Volver a Chiapas
Daniella Giacomán
Cuando tenía 22 años conocí la belleza de las montañas del sureste mexicano, los hermosos cielos nocturnos estrellados, el aroma de un buen café y pláticas interminables que jamás volvieron.
En verano del 2001, emprendí uno de los viajes que han sido parteaguas en mi vida: conocer las comunidades zapatistas y un pedacito de Chiapas, de un mundo que desde aquí no se ve, ni se conoce.
Celina, amiga de la universidad, me propuso que nos sumáramos al recorrido que hacía «El Camioncito Escolar por la Paz en Chiapas» desde Estados Unidos hasta la tierra que vio nacer a Jaime Sabines.
Era un colectivo de jóvenes norteamericanos y de otros países que llevaba material para habilitar escuelas en comunidades autónomas que habían sido invadidas o saqueadas por el Ejército Mexicano.
Había leído un poco sobre el tema, me parecía -en ese momento- fascinante la historia del subcomandante Marcos y sobre todo quería conocer lo que pensaban los pobladores del lugar. Una cosa es lo que se lee, otra la que se vive.
Visitamos tres comunidades: Oventic, La Realidad y Guadalupe Tepeyac. Dormimos dentro de un auditorio, en una cancha deportiva y en una escuela.
Tomamos café de olla recién hecho durante la mañana y noche. Un grupo de mujeres se levantaba muy temprano, caminaban un buen trecho y llegaban hasta donde estábamos para hacer tortillas de maíz. También comimos tamales en hojas de plátano.
El viaje era para ayudarles, pero ellos nos bendijeron con su presencia, su amabilidad y enseñanzas.
No había teléfonos celulares, no había redes sociales, televisión y a veces ni luz. Todo eso nos hizo agradecer los privilegios que tenemos, las bendiciones recibidas y no estar huyendo como tantas familias lo hacían en aquel entonces.

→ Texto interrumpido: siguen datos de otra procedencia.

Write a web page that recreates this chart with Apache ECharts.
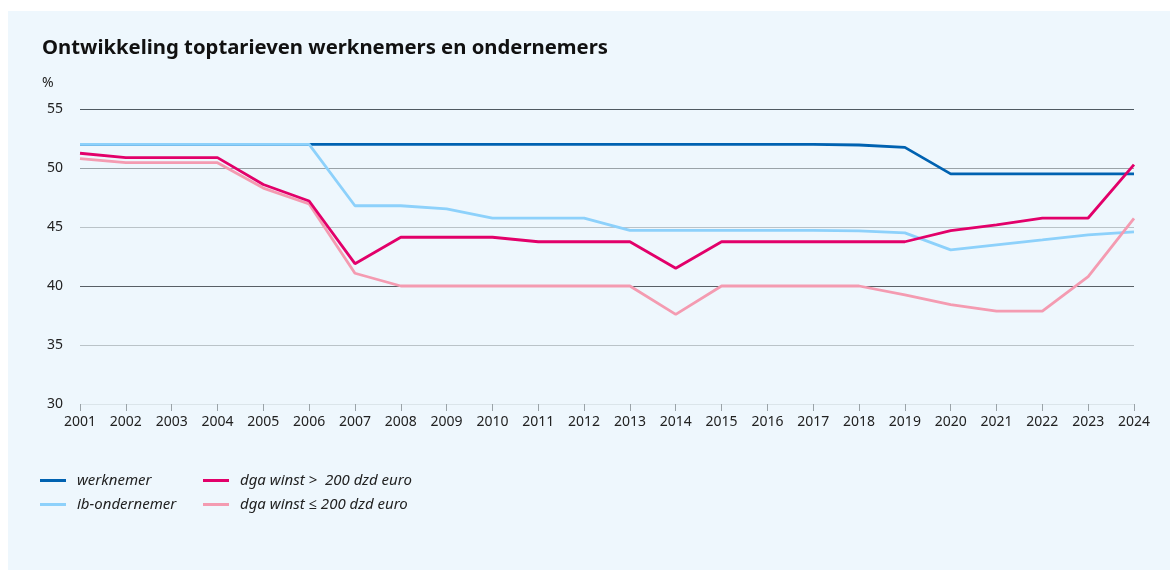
<!DOCTYPE html>
<html>
<head>
<meta charset="utf-8">
<script src="https://cdn.jsdelivr.net/npm/echarts@6/dist/echarts.min.js"></script>
<style>
  html, body { margin: 0; padding: 0; background: #fff; }
  #wrap { position: relative; width: 1170px; height: 570px; background: #fff; }
  #chart { position: absolute; left: 8px; top: 11px; width: 1162px; height: 559px; background: #eef7fd; }
</style>
</head>
<body>
<div id="wrap"><div id="chart"></div></div>
<script>
// jaren op de x-as
const years = ["2001", "2002", "2003", "2004", "2005", "2006", "2007", "2008", "2009", "2010", "2011", "2012",
  "2013", "2014", "2015", "2016", "2017", "2018", "2019", "2020", "2021", "2022", "2023", "2024"];

// toptarieven in %
const werknemer = [52, 52, 52, 52, 52, 52, 52, 52, 52, 52, 52, 52,
  52, 52, 52, 52, 52, 51.95, 51.75, 49.5, 49.5, 49.5, 49.5, 49.5];
const ibOndernemer = [52, 52, 52, 52, 52, 52, 46.8, 46.8, 46.54, 45.76, 45.76, 45.76,
  44.72, 44.72, 44.72, 44.72, 44.72, 44.68, 44.5, 43.06, 43.48, 43.9, 44.33, 44.58];
const dgaBoven = [51.25, 50.88, 50.88, 50.88, 48.6, 47.2, 41.89, 44.13, 44.13, 44.13, 43.75, 43.75,
  43.75, 41.5, 43.75, 43.75, 43.75, 43.75, 43.75, 44.69, 45.18, 45.76, 45.76, 50.29];
const dgaOnder = [50.8, 50.45, 50.45, 50.45, 48.3, 46.95, 41.08, 40, 40, 40, 40, 40,
  40, 37.6, 40, 40, 40, 40, 39.25, 38.42, 37.87, 37.87, 40.79, 45.73];

const names = ["werknemer", "ib-ondernemer", "dga winst >  200 dzd euro", "dga winst \u2264 200 dzd euro"];
const colors = ["#0062b1", "#8dd1fb", "#e2006a", "#f49bb1"];

const font = "'Noto Sans', 'Open Sans', sans-serif";
const chart = echarts.init(document.getElementById("chart"));

function lineSeries(i, data, z) {
  return {
    name: names[i],
    type: "line",
    data: data,
    symbol: "none",
    z: z,
    lineStyle: { color: colors[i], width: 2.8 },
    itemStyle: { color: colors[i] },
  };
}

const legendBase = {
  orient: "vertical",
  top: 457,
  itemWidth: 26,
  itemHeight: 3,
  itemGap: 9,
  icon: "rect",
  textStyle: {
    fontFamily: font,
    fontStyle: "italic",
    fontSize: 15,
    color: "#222",
    padding: [0, 0, 0, 6],
  },
};

chart.setOption({
  animation: false,
  title: {
    text: "Ontwikkeling toptarieven werknemers en ondernemers",
    left: 29,
    top: 22,
    textStyle: { fontFamily: font, fontWeight: "bold", fontSize: 20.3, color: "#111" },
  },
  graphic: [
    {
      type: "text",
      left: 34,
      top: 65,
      style: { text: "%", font: "14px " + font, fill: "#222" },
    },
  ],
  legend: [
    Object.assign({}, legendBase, { left: 27, data: [names[0], names[1]] }),
    Object.assign({}, legendBase, { left: 190, data: [names[2], names[3]] }),
  ],
  grid: { left: 72, right: 36, top: 98, bottom: 166 },
  xAxis: {
    type: "category",
    data: years,
    boundaryGap: false,
    axisLine: { show: false },
    axisTick: { show: true, alignWithLabel: true, length: 7, lineStyle: { color: "#9aa3a8" } },
    axisLabel: { fontFamily: font, fontSize: 14, color: "#222", margin: 11 },
  },
  yAxis: {
    type: "value",
    min: 30,
    max: 55,
    interval: 5,
    axisLine: { show: false },
    axisTick: { show: false },
    axisLabel: { fontFamily: font, fontSize: 14, color: "#222", margin: 17 },
    splitLine: {
      lineStyle: {
        color: ["#dbe5ea", "#bac3c8", "#585f65", "#bac3c8", "#9aa3a8", "#4f5961"],
        width: 1.2,
      },
    },
  },
  series: [
    lineSeries(0, werknemer, 2),
    lineSeries(1, ibOndernemer, 3),
    lineSeries(3, dgaOnder, 4),
    lineSeries(2, dgaBoven, 5),
  ],
});
</script>
</body>
</html>
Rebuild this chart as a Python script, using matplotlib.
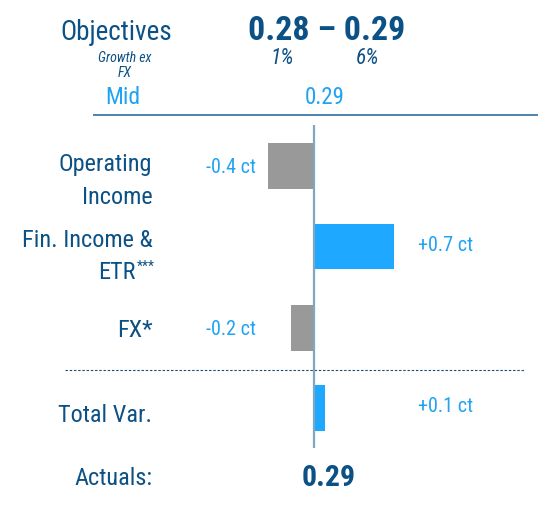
import matplotlib
matplotlib.use("Agg")
import matplotlib.pyplot as plt
from matplotlib import font_manager as fm

# ---------------- data ----------------
categories = ["Operating\nIncome", "Fin. Income &\nETR", "FX*", "Total Var."]
values = [-0.4, 0.7, -0.2, 0.1]
value_labels = ["-0.4 ct", "+0.7 ct", "-0.2 ct", "+0.1 ct"]
objective_range = "0.28 \u2013 0.29"
growth_low, growth_high = "1%", "6%"
mid_value = "0.29"
actual_value = "0.29"

# ---------------- fonts ----------------
names = {f.name for f in fm.fontManager.ttflist}
FAM, K = "Liberation Sans", 0.86
for cand in ["Roboto Condensed", "Archivo Narrow", "Pragati Narrow"]:
    if cand in names:
        FAM, K = cand, 1.0
        break
plt.rcParams["font.family"] = [FAM, "DejaVu Sans"]

DARK = "#0c5185"
LIGHT = "#1fa3f2"
BLUE_BAR = "#1ea8ff"
GRAY_BAR = "#999999"

W, H = 538, 522
fig = plt.figure(figsize=(W / 100, H / 100), dpi=100)
ax = fig.add_axes([0, 0, 1, 1])
ax.axis("off")
X0, PPU = 313.7, 114.5          # pixel of zero, pixels per cent
ax.set_xlim(-X0 / PPU, (W - X0) / PPU)
ax.set_ylim(H, 0)


def dx(px):
    return (px - X0) / PPU


# ---------------- bars ----------------
y_centers = [165.8, 246.7, 328.0, 408.2]
bar_h = 45.5
colors = [BLUE_BAR if v > 0 else GRAY_BAR for v in values]
ax.barh(y_centers, values, height=bar_h, color=colors, zorder=2)

# zero line
ax.plot([0, 0], [125, 448], color="#7ea7c3", lw=1.6, zorder=3,
        solid_capstyle="butt")
# header rule
ax.plot([dx(93), dx(538)], [114.8, 114.8], color="#3f7aa6", lw=1.3,
        solid_capstyle="butt")
# dashed separator
ax.plot([dx(65), dx(524)], [369.7, 369.7], color="#1e4c70", lw=0.8,
        linestyle=(0, (2.2, 1.6)))

# ---------------- value labels ----------------
VFS = 14.5 * K
for v, lab, yc in zip(values, value_labels, y_centers):
    if v < 0:
        ax.text(dx(256), yc + 1.5, lab, ha="right", va="center",
                color=LIGHT, fontsize=VFS)
    else:
        ax.text(dx(418), yc - 1.5, lab, ha="left", va="center",
                color=LIGHT, fontsize=VFS)

# ---------------- category labels ----------------
LAB_X = dx(152.5)
LFS = 17.5 * K
label_baselines = [[170.5, 203.5], [246.7, 279.0], [337.0], [421.7]]
for cat, bls in zip(categories, label_baselines):
    lines = cat.split("\n")
    for line, bl in zip(lines, bls):
        if line == "ETR":
            t = ax.text(dx(136.0), bl, line, ha="right", va="baseline",
                        color=DARK, fontsize=LFS)
            ax.annotate("***", xy=(1, 1), xycoords=t, xytext=(0.5, 0.5),
                        textcoords="offset points", ha="left", va="top",
                        color=DARK, fontsize=10 * K)
        else:
            ax.text(LAB_X, bl, line, ha="right", va="baseline",
                    color=DARK, fontsize=LFS)

ax.text(LAB_X, 485.0, "Actuals:", ha="right", va="baseline", color=DARK,
        fontsize=LFS)
ax.text(dx(328.5), 486.5, actual_value, ha="center", va="baseline",
        color=DARK, fontsize=21.5 * K, fontweight="bold")

# ---------------- header ----------------
ax.text(dx(116), 39.5, "Objectives", ha="center", va="baseline", color=DARK,
        fontsize=19.5 * K)
ax.text(dx(124.5), 61.7, "Growth ex", ha="center", va="baseline", color=DARK,
        fontsize=10 * K, style="italic")
ax.text(dx(124.5), 76.7, "FX", ha="center", va="baseline", color=DARK,
        fontsize=10 * K, style="italic")
ax.text(dx(327), 39.5, objective_range, ha="center", va="baseline",
        color=DARK, fontsize=24.5 * K, fontweight="bold")
ax.text(dx(282), 63.5, growth_low, ha="center", va="baseline", color=DARK,
        fontsize=15.5 * K, style="italic")
ax.text(dx(367.5), 63.5, growth_high, ha="center", va="baseline", color=DARK,
        fontsize=15.5 * K, style="italic")
ax.text(dx(123), 104.5, "Mid", ha="center", va="baseline", color=LIGHT,
        fontsize=17 * K)
ax.text(dx(324.5), 104.5, mid_value, ha="center", va="baseline", color=LIGHT,
        fontsize=16.5 * K)

fig.savefig("out.png", dpi=100)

Convivimos con ellos, conocimos cómo funcionaban las cooperativas zapatistas, cómo era su vida, cómo luchaban para defender la exigencia: para todos todo, para nosotros nada.
Meses atrás había estado leyendo el libro «Esos hombres: nuestros hermanos» de Danielle Mitterrand. Así que tenía la ilusión de ver al Subcomandante, pero no tuvimos suerte.
Se dijo que más noche, cuando dormíamos, se escuchó la llegada de varias personas en caballos, entre ellos Marcos. Nunca lo vimos.
Ese viaje me marcó: mis ojos se llenaron de paisajes como la selva y las montañas, cielos estrellados y mi corazón latió más fuerte con tantas personas que conocí y que desearía volver a ver.
Ya no recuerdo tanto, pero en una de las comunidades, presentamos un «número artístico» con el tema «El moño colorado», ya que nos habíamos dado cuenta les gustaba mucho.
Las compañeras viajeras mexicanas pusimos el ejemplo e hicimos bailar a las de San Diego u otros lugares de Estados Unidos. Salieron buenas pa’l bailongo.
De regreso en Torreón tardé unos meses en acoplarme a mi vida de antes. Fue difícil retomar la rutina: la casa, la escuela y más, porque estaba por cursar el último año de la carrera de comunicación. Rosy, una de las amistades que hice en este viaje, ya había ido en dos ocasiones y sin que me lo dijera, sabía que anhelaba regresar igual que yo.
Volví.
Este miércoles presento el libro «El milagro y la sonrisa» en la Feria Nacional del Libro de Escritoras Mexicanas 2023 en Chiapas, en el sureste mexicano, en la última frontera.